→ Direction:
Show every line below where "this" can be found.

→ Records provided:
* * * * * * *

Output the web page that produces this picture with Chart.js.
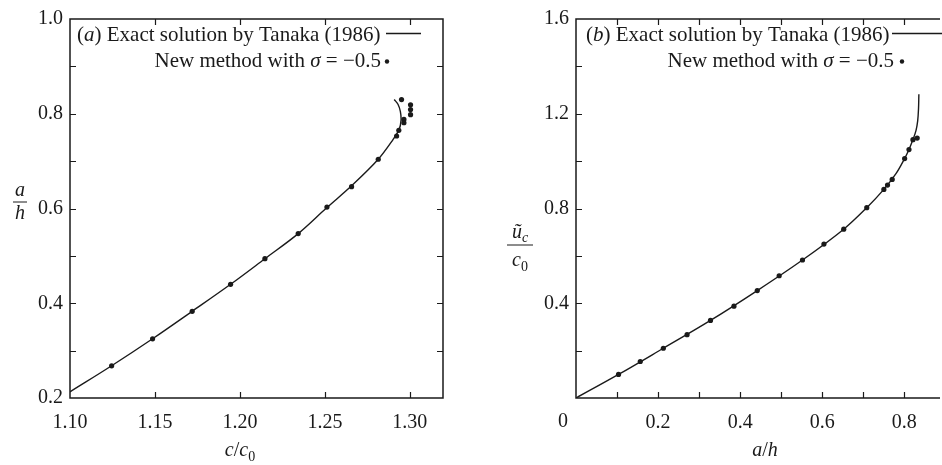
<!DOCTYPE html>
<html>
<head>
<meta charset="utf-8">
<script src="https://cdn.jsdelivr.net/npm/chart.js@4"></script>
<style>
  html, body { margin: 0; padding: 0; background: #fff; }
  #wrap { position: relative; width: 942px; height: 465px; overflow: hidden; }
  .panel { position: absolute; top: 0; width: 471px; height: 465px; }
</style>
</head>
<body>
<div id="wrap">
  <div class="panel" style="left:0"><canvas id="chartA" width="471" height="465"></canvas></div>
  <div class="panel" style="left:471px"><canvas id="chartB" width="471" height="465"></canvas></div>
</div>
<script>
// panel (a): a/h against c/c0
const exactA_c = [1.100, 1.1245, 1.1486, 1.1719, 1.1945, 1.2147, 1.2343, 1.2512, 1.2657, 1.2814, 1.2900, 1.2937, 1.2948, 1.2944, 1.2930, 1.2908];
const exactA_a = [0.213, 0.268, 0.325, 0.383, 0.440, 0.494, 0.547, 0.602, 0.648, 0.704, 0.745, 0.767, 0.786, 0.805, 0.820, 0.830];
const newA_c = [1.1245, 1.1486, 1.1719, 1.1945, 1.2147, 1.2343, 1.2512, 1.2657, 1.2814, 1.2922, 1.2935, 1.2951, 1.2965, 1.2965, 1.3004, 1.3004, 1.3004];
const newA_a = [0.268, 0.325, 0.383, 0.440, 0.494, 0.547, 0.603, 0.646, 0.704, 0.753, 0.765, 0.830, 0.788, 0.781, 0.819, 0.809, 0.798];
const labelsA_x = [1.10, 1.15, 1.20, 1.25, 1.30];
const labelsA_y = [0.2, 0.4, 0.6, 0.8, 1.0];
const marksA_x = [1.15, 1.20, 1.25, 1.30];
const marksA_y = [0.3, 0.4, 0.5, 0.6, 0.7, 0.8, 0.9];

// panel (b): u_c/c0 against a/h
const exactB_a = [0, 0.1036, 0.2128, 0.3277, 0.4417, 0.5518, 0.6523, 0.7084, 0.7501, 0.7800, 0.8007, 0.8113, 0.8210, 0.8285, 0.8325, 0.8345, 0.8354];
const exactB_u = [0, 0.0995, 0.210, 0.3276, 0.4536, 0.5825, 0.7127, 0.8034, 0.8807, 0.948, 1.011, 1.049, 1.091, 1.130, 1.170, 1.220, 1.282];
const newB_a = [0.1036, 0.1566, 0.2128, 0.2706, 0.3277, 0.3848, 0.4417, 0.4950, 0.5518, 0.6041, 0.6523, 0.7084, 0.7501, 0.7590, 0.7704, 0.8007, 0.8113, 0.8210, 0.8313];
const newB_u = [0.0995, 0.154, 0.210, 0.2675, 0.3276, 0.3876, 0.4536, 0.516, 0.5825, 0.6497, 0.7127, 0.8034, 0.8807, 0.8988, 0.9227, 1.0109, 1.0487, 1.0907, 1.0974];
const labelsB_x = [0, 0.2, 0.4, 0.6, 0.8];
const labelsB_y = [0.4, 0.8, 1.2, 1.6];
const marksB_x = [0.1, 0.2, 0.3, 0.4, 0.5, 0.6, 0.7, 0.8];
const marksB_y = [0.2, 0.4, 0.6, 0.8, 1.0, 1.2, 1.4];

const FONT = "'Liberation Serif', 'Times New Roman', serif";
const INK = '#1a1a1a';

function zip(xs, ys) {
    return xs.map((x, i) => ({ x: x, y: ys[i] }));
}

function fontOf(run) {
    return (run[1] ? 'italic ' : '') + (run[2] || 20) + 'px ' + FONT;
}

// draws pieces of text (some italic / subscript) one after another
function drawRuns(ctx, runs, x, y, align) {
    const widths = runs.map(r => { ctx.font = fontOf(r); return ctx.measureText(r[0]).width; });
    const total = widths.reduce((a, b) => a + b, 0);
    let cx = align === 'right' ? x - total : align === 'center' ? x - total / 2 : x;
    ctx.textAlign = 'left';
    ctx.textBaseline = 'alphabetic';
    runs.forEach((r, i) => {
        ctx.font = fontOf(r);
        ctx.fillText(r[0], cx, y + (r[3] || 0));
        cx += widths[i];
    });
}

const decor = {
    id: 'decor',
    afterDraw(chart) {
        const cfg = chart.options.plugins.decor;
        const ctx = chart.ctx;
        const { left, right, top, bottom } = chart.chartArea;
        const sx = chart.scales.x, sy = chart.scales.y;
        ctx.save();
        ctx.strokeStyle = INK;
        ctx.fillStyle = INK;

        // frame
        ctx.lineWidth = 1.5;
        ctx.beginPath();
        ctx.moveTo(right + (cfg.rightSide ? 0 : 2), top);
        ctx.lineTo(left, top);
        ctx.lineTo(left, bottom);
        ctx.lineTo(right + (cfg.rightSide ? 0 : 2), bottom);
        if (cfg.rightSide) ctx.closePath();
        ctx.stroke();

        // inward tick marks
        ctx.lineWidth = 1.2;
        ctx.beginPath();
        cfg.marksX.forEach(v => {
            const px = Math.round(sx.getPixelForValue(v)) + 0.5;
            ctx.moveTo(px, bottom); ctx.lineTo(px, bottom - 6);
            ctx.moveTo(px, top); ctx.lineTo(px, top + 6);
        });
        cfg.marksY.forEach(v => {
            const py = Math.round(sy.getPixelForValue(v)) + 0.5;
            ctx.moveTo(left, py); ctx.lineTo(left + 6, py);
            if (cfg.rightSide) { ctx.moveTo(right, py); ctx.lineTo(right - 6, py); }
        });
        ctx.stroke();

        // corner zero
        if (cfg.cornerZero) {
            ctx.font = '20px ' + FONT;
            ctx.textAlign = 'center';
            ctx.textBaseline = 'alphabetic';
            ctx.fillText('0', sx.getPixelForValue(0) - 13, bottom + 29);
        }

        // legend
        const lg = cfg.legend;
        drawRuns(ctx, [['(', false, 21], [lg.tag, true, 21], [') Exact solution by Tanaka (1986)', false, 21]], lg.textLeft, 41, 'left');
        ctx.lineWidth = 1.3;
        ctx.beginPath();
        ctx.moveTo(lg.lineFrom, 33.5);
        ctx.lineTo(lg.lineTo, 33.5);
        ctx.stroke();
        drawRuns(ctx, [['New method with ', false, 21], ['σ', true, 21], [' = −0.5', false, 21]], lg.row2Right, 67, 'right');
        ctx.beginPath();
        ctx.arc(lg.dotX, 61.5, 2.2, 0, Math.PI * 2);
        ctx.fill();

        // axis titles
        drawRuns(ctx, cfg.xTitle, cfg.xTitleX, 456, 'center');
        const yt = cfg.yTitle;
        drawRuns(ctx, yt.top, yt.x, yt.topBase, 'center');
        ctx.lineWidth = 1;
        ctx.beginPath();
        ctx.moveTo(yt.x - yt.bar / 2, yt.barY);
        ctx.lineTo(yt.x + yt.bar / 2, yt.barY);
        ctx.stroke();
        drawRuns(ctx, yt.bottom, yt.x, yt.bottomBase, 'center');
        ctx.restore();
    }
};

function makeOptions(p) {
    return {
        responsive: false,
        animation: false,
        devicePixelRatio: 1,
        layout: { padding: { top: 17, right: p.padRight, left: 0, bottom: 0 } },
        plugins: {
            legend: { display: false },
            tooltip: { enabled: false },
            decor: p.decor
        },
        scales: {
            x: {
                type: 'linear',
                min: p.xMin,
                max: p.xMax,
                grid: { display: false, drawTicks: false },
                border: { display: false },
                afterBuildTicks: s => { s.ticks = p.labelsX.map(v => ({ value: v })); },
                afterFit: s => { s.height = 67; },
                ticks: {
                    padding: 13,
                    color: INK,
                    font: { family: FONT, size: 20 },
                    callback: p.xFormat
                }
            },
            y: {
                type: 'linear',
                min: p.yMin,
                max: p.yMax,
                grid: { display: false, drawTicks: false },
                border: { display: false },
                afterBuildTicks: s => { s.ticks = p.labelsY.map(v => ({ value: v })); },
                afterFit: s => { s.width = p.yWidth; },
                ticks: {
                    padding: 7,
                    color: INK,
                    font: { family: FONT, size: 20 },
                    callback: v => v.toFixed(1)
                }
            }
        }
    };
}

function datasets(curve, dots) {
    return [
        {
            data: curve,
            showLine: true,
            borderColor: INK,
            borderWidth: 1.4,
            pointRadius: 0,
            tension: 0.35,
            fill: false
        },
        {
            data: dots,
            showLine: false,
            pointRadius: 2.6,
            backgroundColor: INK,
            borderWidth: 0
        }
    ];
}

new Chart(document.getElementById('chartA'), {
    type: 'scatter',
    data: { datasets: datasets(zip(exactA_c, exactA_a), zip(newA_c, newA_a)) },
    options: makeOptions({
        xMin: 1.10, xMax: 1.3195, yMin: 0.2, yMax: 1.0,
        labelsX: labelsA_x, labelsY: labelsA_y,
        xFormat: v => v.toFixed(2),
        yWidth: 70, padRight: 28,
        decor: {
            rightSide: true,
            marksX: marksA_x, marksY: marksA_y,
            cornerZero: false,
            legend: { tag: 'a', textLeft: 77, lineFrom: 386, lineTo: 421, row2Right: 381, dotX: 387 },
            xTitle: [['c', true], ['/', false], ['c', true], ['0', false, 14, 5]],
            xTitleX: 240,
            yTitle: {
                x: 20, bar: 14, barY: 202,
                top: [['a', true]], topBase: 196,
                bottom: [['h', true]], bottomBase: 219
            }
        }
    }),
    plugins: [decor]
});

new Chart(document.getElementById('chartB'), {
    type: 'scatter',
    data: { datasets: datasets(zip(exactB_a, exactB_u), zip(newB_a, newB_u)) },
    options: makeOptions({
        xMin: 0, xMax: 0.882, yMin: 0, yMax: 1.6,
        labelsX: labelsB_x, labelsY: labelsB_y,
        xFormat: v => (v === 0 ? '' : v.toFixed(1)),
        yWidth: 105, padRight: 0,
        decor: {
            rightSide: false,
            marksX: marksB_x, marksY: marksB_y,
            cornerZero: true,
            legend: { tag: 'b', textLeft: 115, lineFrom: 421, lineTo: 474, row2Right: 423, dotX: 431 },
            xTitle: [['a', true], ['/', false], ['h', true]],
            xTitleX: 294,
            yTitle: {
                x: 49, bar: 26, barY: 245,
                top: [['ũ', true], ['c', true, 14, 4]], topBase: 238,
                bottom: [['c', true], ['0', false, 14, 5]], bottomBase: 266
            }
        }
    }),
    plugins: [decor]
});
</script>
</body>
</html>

* * * * * * *

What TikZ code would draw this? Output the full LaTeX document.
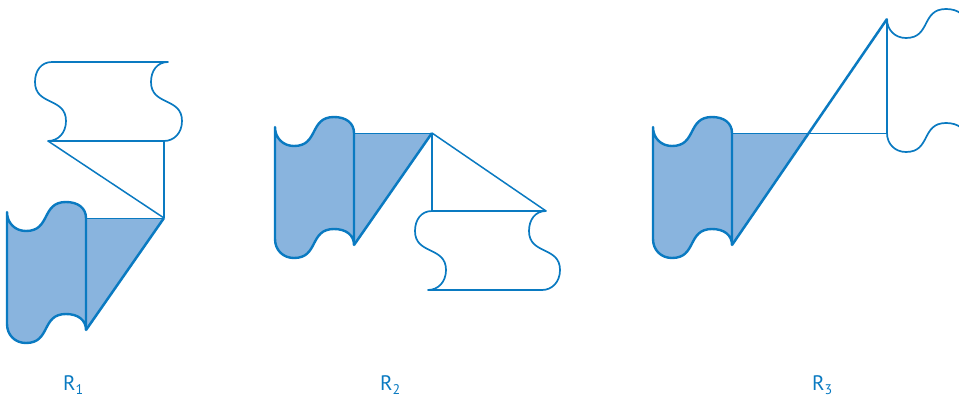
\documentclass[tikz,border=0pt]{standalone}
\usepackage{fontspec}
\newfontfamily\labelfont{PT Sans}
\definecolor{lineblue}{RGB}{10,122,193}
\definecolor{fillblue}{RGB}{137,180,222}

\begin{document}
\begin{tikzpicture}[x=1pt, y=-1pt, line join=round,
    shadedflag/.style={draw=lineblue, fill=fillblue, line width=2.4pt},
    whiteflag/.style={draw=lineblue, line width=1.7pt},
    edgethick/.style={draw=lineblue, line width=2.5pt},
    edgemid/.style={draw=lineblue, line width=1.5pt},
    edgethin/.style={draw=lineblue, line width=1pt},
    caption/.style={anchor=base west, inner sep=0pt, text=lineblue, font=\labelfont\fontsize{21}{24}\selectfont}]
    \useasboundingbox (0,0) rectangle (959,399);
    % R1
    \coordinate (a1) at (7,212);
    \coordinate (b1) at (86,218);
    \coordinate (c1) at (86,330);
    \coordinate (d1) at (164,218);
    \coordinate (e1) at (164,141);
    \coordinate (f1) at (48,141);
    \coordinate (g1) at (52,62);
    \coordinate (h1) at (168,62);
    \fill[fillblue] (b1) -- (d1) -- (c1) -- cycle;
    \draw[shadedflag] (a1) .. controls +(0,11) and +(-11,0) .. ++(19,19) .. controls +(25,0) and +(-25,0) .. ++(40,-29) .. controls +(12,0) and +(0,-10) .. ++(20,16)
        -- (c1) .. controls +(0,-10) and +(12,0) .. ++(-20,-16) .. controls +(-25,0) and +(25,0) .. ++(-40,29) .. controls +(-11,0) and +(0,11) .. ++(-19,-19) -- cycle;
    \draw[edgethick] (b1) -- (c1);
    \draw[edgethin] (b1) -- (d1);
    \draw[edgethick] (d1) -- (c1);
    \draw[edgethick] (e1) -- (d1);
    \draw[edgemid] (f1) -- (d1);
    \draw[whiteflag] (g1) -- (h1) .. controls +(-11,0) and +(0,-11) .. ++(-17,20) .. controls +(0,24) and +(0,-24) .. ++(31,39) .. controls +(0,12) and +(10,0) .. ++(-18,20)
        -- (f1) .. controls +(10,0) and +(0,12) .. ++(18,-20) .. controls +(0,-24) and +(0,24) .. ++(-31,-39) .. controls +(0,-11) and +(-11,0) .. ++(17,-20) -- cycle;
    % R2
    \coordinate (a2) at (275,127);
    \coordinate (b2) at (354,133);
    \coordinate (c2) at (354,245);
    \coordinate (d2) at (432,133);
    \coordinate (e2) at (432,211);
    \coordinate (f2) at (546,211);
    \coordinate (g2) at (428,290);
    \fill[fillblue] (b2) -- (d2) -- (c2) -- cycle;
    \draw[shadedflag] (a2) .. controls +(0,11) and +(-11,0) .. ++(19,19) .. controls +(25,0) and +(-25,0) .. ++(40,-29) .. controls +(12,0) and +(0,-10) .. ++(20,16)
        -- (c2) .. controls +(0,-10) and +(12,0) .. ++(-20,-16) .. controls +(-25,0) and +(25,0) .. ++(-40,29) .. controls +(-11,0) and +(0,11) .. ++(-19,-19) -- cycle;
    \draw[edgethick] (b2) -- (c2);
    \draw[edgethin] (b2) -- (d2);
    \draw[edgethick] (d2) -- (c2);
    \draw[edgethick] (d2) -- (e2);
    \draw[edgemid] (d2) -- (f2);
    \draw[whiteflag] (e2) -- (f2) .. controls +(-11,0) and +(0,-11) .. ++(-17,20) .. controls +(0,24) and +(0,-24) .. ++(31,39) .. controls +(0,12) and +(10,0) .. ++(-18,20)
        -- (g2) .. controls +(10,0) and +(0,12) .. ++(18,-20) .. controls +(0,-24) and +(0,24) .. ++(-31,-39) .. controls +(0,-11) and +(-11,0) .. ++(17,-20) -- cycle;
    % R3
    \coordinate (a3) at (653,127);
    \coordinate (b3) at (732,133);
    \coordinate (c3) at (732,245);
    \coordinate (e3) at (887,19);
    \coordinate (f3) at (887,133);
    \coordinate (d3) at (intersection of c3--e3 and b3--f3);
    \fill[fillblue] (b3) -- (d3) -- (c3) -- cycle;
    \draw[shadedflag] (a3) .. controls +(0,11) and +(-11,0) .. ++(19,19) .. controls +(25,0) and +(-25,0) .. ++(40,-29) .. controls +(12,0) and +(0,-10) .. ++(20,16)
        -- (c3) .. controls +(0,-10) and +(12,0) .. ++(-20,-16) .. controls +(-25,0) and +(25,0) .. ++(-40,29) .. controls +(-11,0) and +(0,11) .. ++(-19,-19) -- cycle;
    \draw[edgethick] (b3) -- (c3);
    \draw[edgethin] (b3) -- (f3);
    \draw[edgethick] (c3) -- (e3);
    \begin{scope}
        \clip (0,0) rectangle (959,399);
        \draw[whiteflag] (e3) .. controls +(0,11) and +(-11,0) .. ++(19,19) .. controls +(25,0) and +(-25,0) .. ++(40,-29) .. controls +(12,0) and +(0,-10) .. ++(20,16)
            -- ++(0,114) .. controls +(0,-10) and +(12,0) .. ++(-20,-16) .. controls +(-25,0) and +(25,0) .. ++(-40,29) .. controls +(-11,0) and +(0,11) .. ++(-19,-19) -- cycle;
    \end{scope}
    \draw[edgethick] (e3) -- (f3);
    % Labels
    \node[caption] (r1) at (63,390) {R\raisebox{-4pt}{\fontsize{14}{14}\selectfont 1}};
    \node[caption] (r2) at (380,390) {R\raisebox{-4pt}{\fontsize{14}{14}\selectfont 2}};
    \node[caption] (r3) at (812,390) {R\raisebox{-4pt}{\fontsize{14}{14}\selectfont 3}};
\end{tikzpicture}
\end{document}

* * * * * * *

→ Correct result:
Output the web page that produces this picture with Chart.js.
What TikZ code would draw this? Output the full LaTeX document.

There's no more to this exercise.